DIRECTIVE ▸ Copy out the data exactly, leaving the pictures behind.
┄┄┄┄┄┄┄┄┄┄┄┄┄┄┄┄┄┄┄┄
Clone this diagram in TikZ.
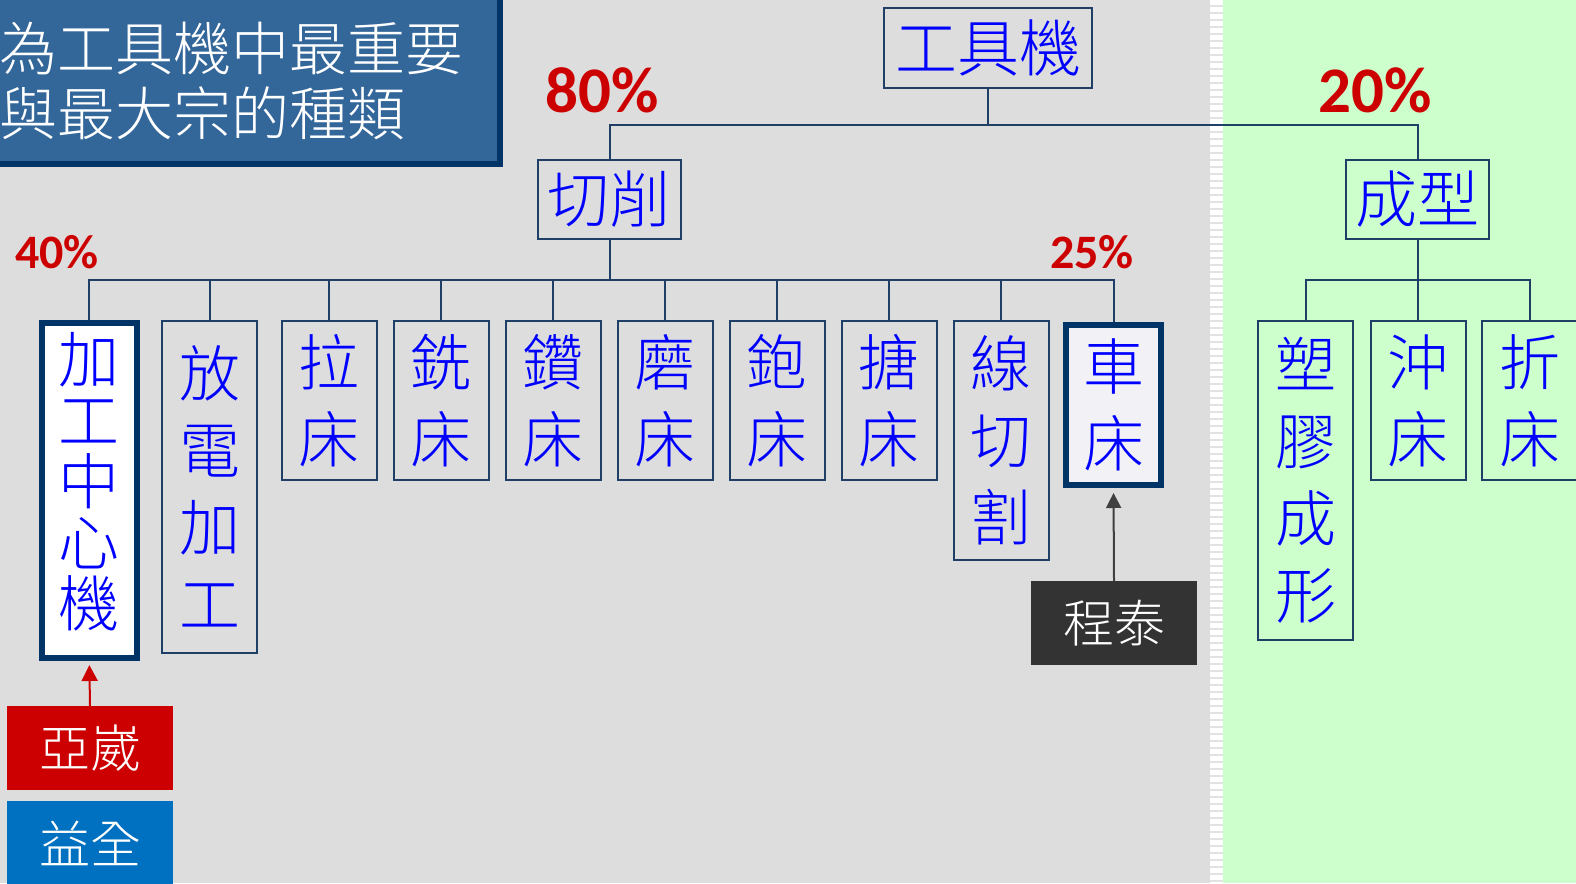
\documentclass[tikz,border=0pt]{standalone}
\usepackage{fontspec}
\newfontfamily\cjk{Noto Sans CJK TC}[UprightFont={* Light}]
\newfontfamily\pctfont{Carlito}
\usetikzlibrary{positioning,arrows.meta}

\definecolor{bggray}{HTML}{DDDDDD}
\definecolor{bggreen}{HTML}{CCFFCC}
\definecolor{stripegray}{HTML}{E2E2E2}
\definecolor{navy}{HTML}{1F3F66}
\definecolor{darknavy}{HTML}{003366}
\definecolor{titleblue}{HTML}{336699}
\definecolor{cjkblue}{HTML}{0000FF}
\definecolor{pctred}{HTML}{CC0000}
\definecolor{corpblue}{HTML}{0070C0}
\definecolor{corpdark}{HTML}{333333}
\definecolor{arrowgray}{HTML}{404040}
\definecolor{lightfill}{HTML}{F2F2F6}

\tikzset{
  tbox/.style={draw=navy, line width=2pt, inner sep=0pt, text=cjkblue, align=center,
    minimum width=95pt, anchor=north, font=\cjk\fontsize{61}{77}\selectfont},
  hibox/.style={tbox, draw=darknavy, line width=6pt},
  topbox/.style={draw=navy, line width=2pt, inner sep=0pt, text=cjkblue,
    minimum width=143pt, minimum height=79pt, font=\cjk\fontsize{62}{62}\selectfont},
  pct/.style={text=pctred, inner sep=0pt, font=\pctfont\bfseries\fontsize{65}{65}\selectfont},
  corp/.style={text=white, inner sep=0pt, minimum width=166pt, minimum height=84pt,
    font=\cjk\fontsize{51}{51}\selectfont},
  link/.style={draw=navy, line width=2pt},
}

\begin{document}
\begin{tikzpicture}[x=1pt, y=-1pt]
\useasboundingbox (0,0) rectangle (1576,883);

% background
\fill[bggray] (0,0) rectangle (1223,883);
\fill[stripegray] (1210,0) rectangle (1223,883);
\draw[white, line width=13pt, dash pattern=on 5pt off 2pt] (1216.5,0) -- (1216.5,883);
\fill[bggreen] (1223,0) rectangle (1576,883);

% title
\node[draw=darknavy, line width=6pt, fill=titleblue, text=white, anchor=north west,
  inner xsep=2pt, inner ysep=0pt, text width=498.5pt, minimum height=167pt, align=left,
  font=\cjk\fontsize{58}{65}\selectfont] (title) at (-6,-6) {為工具機中最重要\\與最大宗的種類};

% tree
\node[topbox, minimum width=208pt] (root) at (988,48) {工具機};
\node[topbox] (cut) at (609.5,199.5) {切削};
\node[topbox] (form) at (1417.5,199.5) {成型};

\node[hibox, fill=white, minimum height=335pt, text depth=22pt, font=\cjk\fontsize{61}{61}\selectfont] (c1) at (89.3,320) {加\\工\\中\\心\\機};
\node[tbox, minimum height=332pt] (c2) at (209.5,320) {放\\電\\加\\工};
\node[tbox, minimum height=159pt] (c3) at (329.3,320) {拉\\床};
\node[tbox, minimum height=159pt] (c4) at (441.3,320) {銑\\床};
\node[tbox, minimum height=159pt] (c5) at (553.3,320) {鑽\\床};
\node[tbox, minimum height=159pt] (c6) at (665.3,320) {磨\\床};
\node[tbox, minimum height=159pt] (c7) at (777.3,320) {鉋\\床};
\node[tbox, minimum height=159pt] (c8) at (889.3,320) {搪\\床};
\node[tbox, minimum height=239pt] (c9) at (1001.3,320) {線\\切\\割};
\node[hibox, fill=lightfill, minimum height=160pt] (c10) at (1113.5,322) {車\\床};

\node[tbox, minimum height=319pt] (f1) at (1305.5,320) {塑\\膠\\成\\形};
\node[tbox, minimum height=159pt] (f2) at (1418,320) {沖\\床};
\node[tbox, minimum height=159pt] (f3) at (1529.5,320) {折\\床};

\draw[link] (root.south) -- ++(0,36) -| (cut.north);
\draw[link] (root.south) -- ++(0,36) -| (form.north);
\draw[link] (cut.south) -- ++(0,40) -| (c1.north);
\draw[link] (cut.south) -- ++(0,40) -| (c2.north);
\draw[link] (cut.south) -- ++(0,40) -| (c3.north);
\draw[link] (cut.south) -- ++(0,40) -| (c4.north);
\draw[link] (cut.south) -- ++(0,40) -| (c5.north);
\draw[link] (cut.south) -- ++(0,40) -| (c6.north);
\draw[link] (cut.south) -- ++(0,40) -| (c7.north);
\draw[link] (cut.south) -- ++(0,40) -| (c8.north);
\draw[link] (cut.south) -- ++(0,40) -| (c9.north);
\draw[link] (cut.south) -- ++(0,40) -| (c10.north);
\draw[link] (form.south) -- ++(0,40) -| (f1.north);
\draw[link] (form.south) -- ++(0,40) -| (f2.north);
\draw[link] (form.south) -- ++(0,40) -| (f3.north);

% shares
\node[pct] (p80) at (602,90) {80\%};
\node[pct] (p20) at (1375,90) {20\%};
\node[pct, font=\pctfont\bfseries\fontsize{48}{48}\selectfont] (p40) at (57,252.5) {40\%};
\node[pct, font=\pctfont\bfseries\fontsize{48}{48}\selectfont] (p25) at (1092,252.5) {25\%};

% makers
\node[corp, fill=pctred] (ys) at (90,748) {亞崴};
\node[corp, fill=corpblue] (yq) at (90,843) {益全};
\node[corp, fill=corpdark] (ct) at (1114,623) {程泰};

\draw[pctred, line width=2pt, -{Triangle[width=16pt,length=16pt]}, shorten >=4pt] (ys.north) -- (c1.south);
\draw[arrowgray, line width=2pt, -{Triangle[width=15pt,length=15pt]}, shorten >=5pt] (ct.north) -- (c10.south);
\end{tikzpicture}
\end{document}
┄┄┄┄┄┄┄┄┄┄┄┄┄┄┄┄┄┄┄┄
RESPONSE BELOW ▸
Clone this diagram in TikZ.
\documentclass[tikz,border=0pt]{standalone}
\usepackage{fontspec}
\newfontfamily\cjk{Noto Sans CJK TC}[UprightFont={* Light}]
\newfontfamily\pctfont{Carlito}
\usetikzlibrary{positioning,arrows.meta}

\definecolor{bggray}{HTML}{DDDDDD}
\definecolor{bggreen}{HTML}{CCFFCC}
\definecolor{stripegray}{HTML}{E2E2E2}
\definecolor{navy}{HTML}{1F3F66}
\definecolor{darknavy}{HTML}{003366}
\definecolor{titleblue}{HTML}{336699}
\definecolor{cjkblue}{HTML}{0000FF}
\definecolor{pctred}{HTML}{CC0000}
\definecolor{corpblue}{HTML}{0070C0}
\definecolor{corpdark}{HTML}{333333}
\definecolor{arrowgray}{HTML}{404040}
\definecolor{lightfill}{HTML}{F2F2F6}

\tikzset{
  tbox/.style={draw=navy, line width=2pt, inner sep=0pt, text=cjkblue, align=center,
    minimum width=95pt, anchor=north, font=\cjk\fontsize{61}{77}\selectfont},
  hibox/.style={tbox, draw=darknavy, line width=6pt},
  topbox/.style={draw=navy, line width=2pt, inner sep=0pt, text=cjkblue,
    minimum width=143pt, minimum height=79pt, font=\cjk\fontsize{62}{62}\selectfont},
  pct/.style={text=pctred, inner sep=0pt, font=\pctfont\bfseries\fontsize{65}{65}\selectfont},
  corp/.style={text=white, inner sep=0pt, minimum width=166pt, minimum height=84pt,
    font=\cjk\fontsize{51}{51}\selectfont},
  link/.style={draw=navy, line width=2pt},
}

\begin{document}
\begin{tikzpicture}[x=1pt, y=-1pt]
\useasboundingbox (0,0) rectangle (1576,883);

% background
\fill[bggray] (0,0) rectangle (1223,883);
\fill[stripegray] (1210,0) rectangle (1223,883);
\draw[white, line width=13pt, dash pattern=on 5pt off 2pt] (1216.5,0) -- (1216.5,883);
\fill[bggreen] (1223,0) rectangle (1576,883);

% title
\node[draw=darknavy, line width=6pt, fill=titleblue, text=white, anchor=north west,
  inner xsep=2pt, inner ysep=0pt, text width=498.5pt, minimum height=167pt, align=left,
  font=\cjk\fontsize{58}{65}\selectfont] (title) at (-6,-6) {為工具機中最重要\\與最大宗的種類};

% tree
\node[topbox, minimum width=208pt] (root) at (988,48) {工具機};
\node[topbox] (cut) at (609.5,199.5) {切削};
\node[topbox] (form) at (1417.5,199.5) {成型};

\node[hibox, fill=white, minimum height=335pt, text depth=22pt, font=\cjk\fontsize{61}{61}\selectfont] (c1) at (89.3,320) {加\\工\\中\\心\\機};
\node[tbox, minimum height=332pt] (c2) at (209.5,320) {放\\電\\加\\工};
\node[tbox, minimum height=159pt] (c3) at (329.3,320) {拉\\床};
\node[tbox, minimum height=159pt] (c4) at (441.3,320) {銑\\床};
\node[tbox, minimum height=159pt] (c5) at (553.3,320) {鑽\\床};
\node[tbox, minimum height=159pt] (c6) at (665.3,320) {磨\\床};
\node[tbox, minimum height=159pt] (c7) at (777.3,320) {鉋\\床};
\node[tbox, minimum height=159pt] (c8) at (889.3,320) {搪\\床};
\node[tbox, minimum height=239pt] (c9) at (1001.3,320) {線\\切\\割};
\node[hibox, fill=lightfill, minimum height=160pt] (c10) at (1113.5,322) {車\\床};

\node[tbox, minimum height=319pt] (f1) at (1305.5,320) {塑\\膠\\成\\形};
\node[tbox, minimum height=159pt] (f2) at (1418,320) {沖\\床};
\node[tbox, minimum height=159pt] (f3) at (1529.5,320) {折\\床};

\draw[link] (root.south) -- ++(0,36) -| (cut.north);
\draw[link] (root.south) -- ++(0,36) -| (form.north);
\draw[link] (cut.south) -- ++(0,40) -| (c1.north);
\draw[link] (cut.south) -- ++(0,40) -| (c2.north);
\draw[link] (cut.south) -- ++(0,40) -| (c3.north);
\draw[link] (cut.south) -- ++(0,40) -| (c4.north);
\draw[link] (cut.south) -- ++(0,40) -| (c5.north);
\draw[link] (cut.south) -- ++(0,40) -| (c6.north);
\draw[link] (cut.south) -- ++(0,40) -| (c7.north);
\draw[link] (cut.south) -- ++(0,40) -| (c8.north);
\draw[link] (cut.south) -- ++(0,40) -| (c9.north);
\draw[link] (cut.south) -- ++(0,40) -| (c10.north);
\draw[link] (form.south) -- ++(0,40) -| (f1.north);
\draw[link] (form.south) -- ++(0,40) -| (f2.north);
\draw[link] (form.south) -- ++(0,40) -| (f3.north);

% shares
\node[pct] (p80) at (602,90) {80\%};
\node[pct] (p20) at (1375,90) {20\%};
\node[pct, font=\pctfont\bfseries\fontsize{48}{48}\selectfont] (p40) at (57,252.5) {40\%};
\node[pct, font=\pctfont\bfseries\fontsize{48}{48}\selectfont] (p25) at (1092,252.5) {25\%};

% makers
\node[corp, fill=pctred] (ys) at (90,748) {亞崴};
\node[corp, fill=corpblue] (yq) at (90,843) {益全};
\node[corp, fill=corpdark] (ct) at (1114,623) {程泰};

\draw[pctred, line width=2pt, -{Triangle[width=16pt,length=16pt]}, shorten >=4pt] (ys.north) -- (c1.south);
\draw[arrowgray, line width=2pt, -{Triangle[width=15pt,length=15pt]}, shorten >=5pt] (ct.north) -- (c10.south);
\end{tikzpicture}
\end{document}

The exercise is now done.